1. We Respond to Enquiries Faster
Indeed, most chemical protection manufacturers don't have this kind of machine at their disposal, and need to first send their products off to a third party test house before they understand the capabilities of their products. 'If we have a specific technical enquiry from a customer who wants to know whether or not something will meet a specific number of cycles, or a specific range, then we can run it for them.'
'So I guess the first benefit is that we're really responsive,' began Carolyn, as she explained, 'we had a recent enquiry where the customer was looking at a -40°C to +160°C temperature range for a product and had 3 weeks to make a decision. We'd never tested the product to that level with the Thermal Shock Chamber before, but we managed to turn the testing around in just 2 weeks giving the customer a whole week to evaluate the data!'
...The coatings which can withstand the Thermal Shock environments significantly outperform the materials that have a tendency to crack.
Two things are certain in this business; the amount of required test data will keep increasing, and that customers will always have different, and even unique, requirements. 'So the more equipment we have, the more confident we can be in our products and the better service we can provide to our customers.'
Carolyn paused for a moment with a thoughtful expression on her face, 'We can also have more belief in our own products because we've done the testing ourselves.' She went on to explain that seeing is believing. The ability to inspect the assemblies at frequent intervals provides the formulator with an enhanced understanding of the failure mechanisms and can provide more immediate feedback. This enables the formulator to adjust formulations more quickly should the data be going in the wrong direction. In addition, we as the manufacturer are in control of the timescales since we are not reliant on somebody else's scheduling. All of this means that we can be more proactive and more responsive to our customer's needs.
2. We Develop Better Products
We're not only performing testing when one of our customers specifically requires it, we're also using the Thermal Shock Chamber in our own product development, often as a comparative benchmarking tool. We might test 3 products which all fail, however there will be one which performs slightly better than the other two. The better product would then be used as a starting point, and the product development will continue, until it can withstand the environment that we need it to.
'The development process is very tactile, and so being able to see it with your own eyes makes it easier to understand what's going on,' Carolyn added, 'Thermal Shock is becoming more and more of an issue for automotive customers, especially as they transition from a solvent-based materials to VOC-free alternatives. Given that most of the products that we're developing are VOC-free, and Thermal Shock is one of the main challenges to this technology, it naturally makes sense to invest in the equipment, to help us reduce the time to market of better materials.'
She continued, 'We've developed an internal testing method which we're currently working on, which means that eventually we will know how all of our Coatings perform under certain conditions.'
3. We're Improving Testing Standards
You may have already seen some of what Phil Kinner (Head of our Coatings Division) has been working on since our acquisition of the Thermal Shock Chamber. The series of papers entitled, 'IPC-CC-830B vs. the Real World', written by Phil and Carolyn, question today's outdated testing standards, and proposes sequential testing on a model of a PCB as a better alternative. Since its release, their papers have enjoyed worldwide interest, as have many of the seminars and presentations on outdated testing methods and certification that Phil has spoken in.

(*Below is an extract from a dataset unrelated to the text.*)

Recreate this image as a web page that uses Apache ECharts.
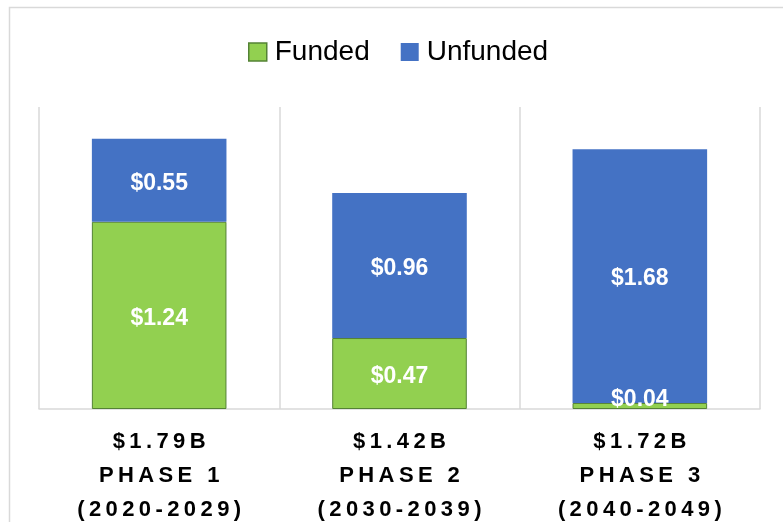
<!DOCTYPE html>
<html>
<head>
<meta charset="utf-8">
<script src="https://cdn.jsdelivr.net/npm/echarts@6/dist/echarts.min.js"></script>
<style>
  html, body { margin: 0; padding: 0; background: #fff; }
  #chart { width: 783px; height: 522px; }
</style>
</head>
<body>
<div id="chart"></div>
<script>
// data (billions)
var totals = ["$1.79B", "$1.42B", "$1.72B"];
var phases = ["PHASE 1", "PHASE 2", "PHASE 3"];
var years = ["(2020-2029)", "(2030-2039)", "(2040-2049)"];
var funded = [1.24, 0.47, 0.04];
var unfunded = [0.55, 0.96, 1.68];

// Excel style letter spacing, done with thin spaces
function spaced(s) {
  return s.split("").join("\u2009");
}

var categories = totals.map(function (t, i) {
  return spaced(t) + "\n" + spaced(phases[i]) + "\n" + spaced(years[i]);
});

var mychart = echarts.init(document.getElementById("chart"));

var labelStyle = {
  show: true,
  position: "inside",
  offset: [0, 3],
  color: "#ffffff",
  fontFamily: "Liberation Sans",
  fontWeight: "bold",
  fontSize: 23,
  formatter: function (p) {
    return "$" + p.value.toFixed(2);
  }
};

var option = {
  animation: false,
  graphic: [
    {
      type: "rect",
      shape: { x: 9.5, y: 7.5, width: 900, height: 900 },
      style: { fill: "none", stroke: "#d9d9d9", lineWidth: 1.5 },
      z: -1
    }
  ],
  legend: {
    top: 33,
    left: 243,
    icon: "rect",
    itemWidth: 18,
    itemHeight: 18,
    itemGap: 31,
    textStyle: {
      fontFamily: "Liberation Sans",
      fontSize: 28,
      color: "#000000",
      padding: [0, 0, 0, 3]
    },
    data: [
      { name: "Funded", itemStyle: { color: "#92d050", borderColor: "#548235", borderWidth: 1.5 } },
      { name: "Unfunded", itemStyle: { color: "#4472c4" } }
    ]
  },
  grid: {
    left: 39,
    right: 23,
    top: 107,
    bottom: 113,
    outerBoundsMode: "none",
    containLabel: false
  },
  xAxis: {
    type: "category",
    data: categories,
    axisLine: { lineStyle: { color: "#d9d9d9", width: 1.5 } },
    axisTick: { show: false },
    splitLine: { show: true, lineStyle: { color: "#d9d9d9", width: 1.5 } },
    axisLabel: {
      margin: 16,
      color: "#000000",
      fontFamily: "Liberation Sans",
      fontWeight: "bold",
      fontSize: 22,
      lineHeight: 34
    }
  },
  yAxis: {
    type: "value",
    min: 0,
    max: 2,
    show: false
  },
  series: [
    {
      name: "Funded",
      type: "bar",
      stack: "total",
      barWidth: "56%",
      itemStyle: { color: "#92d050", borderColor: "#548235", borderWidth: 1 },
      label: labelStyle,
      data: funded.map(function (v) {
        // tiny segment: Excel nudges the label up to stay inside the plot
        return v < 0.1 ? { value: v, label: { offset: [0, -6] } } : v;
      })
    },
    {
      name: "Unfunded",
      type: "bar",
      stack: "total",
      barWidth: "56%",
      itemStyle: { color: "#4472c4" },
      label: labelStyle,
      data: unfunded
    }
  ]
};

mychart.setOption(option);
</script>
</body>
</html>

Industry testing methods at present are non-sequential, meaning that each test is carried out separately and independently from one another; 'it gives us an artificial sense of confidence,' explained Carolyn.
Automotive component manufacturers, for instance, would need their PCB board to withstand a variety of environments all at once, and therefore a variety of tests: thermal cycling, as well as a salt-mist test due to the amount of salt on the roads, moisture and insulation resistance tests, thermal ageing tests - the list goes on. These are great tests - but they only provide part of the real-life data if they're conducted separately from each other, as the PCB in real-life would have to perform under all of those environments at once.
Phil Kinner and Carolyn Taylor are in the process of revolutionising IPC Testing Standards with Electrolube's new Thermal Shock Machine
However, sequential testing, on the other hand, can provide a more accurate picture of how a PCB will operate in real-life. Instead of using 5 separate test conditions to mimic the life of the PCB, you're subjecting your test coupons to the entire environment in order to understand whether the layer of protection can last if you keep attacking it with different environments. These internal test specifications are designed to be a 'worst case scenario'; therefore sequential testing starts off with the hardest test first - the Thermal Shock, and works its way through corrosive gas and powered salt-mist testing followed by a long exposure to elevated temperature, humidity and voltage, 'so we can see what the consecutive corrosive soup does to the long-term performance,' Carolyn explained, continuing, 'In our testing to date we have seen that the coatings which can withstand the Thermal Shock environments significantly outperform the materials that have a tendency to crack.'
'Our commitment is to developing better products that really push the limits and really perform in very harsh environments, and so we've dreamed up all sorts of weird and wacky tests to run,' she smiled, 'It's all in the name of improving our products and understanding what the product limits are.'
'These sequential tests will ultimately be published as a test report,' said Carolyn, 'kind of like a companion to the Technical Data Sheet,' as she described a possible 20 page test report, 'so customers can take a look and see which Coatings have already been tested against - and hopefully they'll save themselves some work and believe our data!'
Phil Kinner happened to be pottering about in the same room as Carolyn, and looked up when he heard the Thermal Shock Chamber being mentioned. He then shouted across the room happily, 'Don't forget Espec!'
'The specs?' Carolyn began, 'I've already told her!'
To prevent this very loud game of Chinese whispers from getting out of hand, Phil came over to us and repeated with a grin, 'Espec!'
I looked at Carolyn dumbfounded, as she then explained that Espec is one of the leading manufacturers of Thermal Shock Chambers, and that ours just happens to be one of them.
'No expense spared,' Phil said, then winked, 'that's how serious we are!'
I couldn't help but suddenly realise why scientists don't get given company credit cards very often.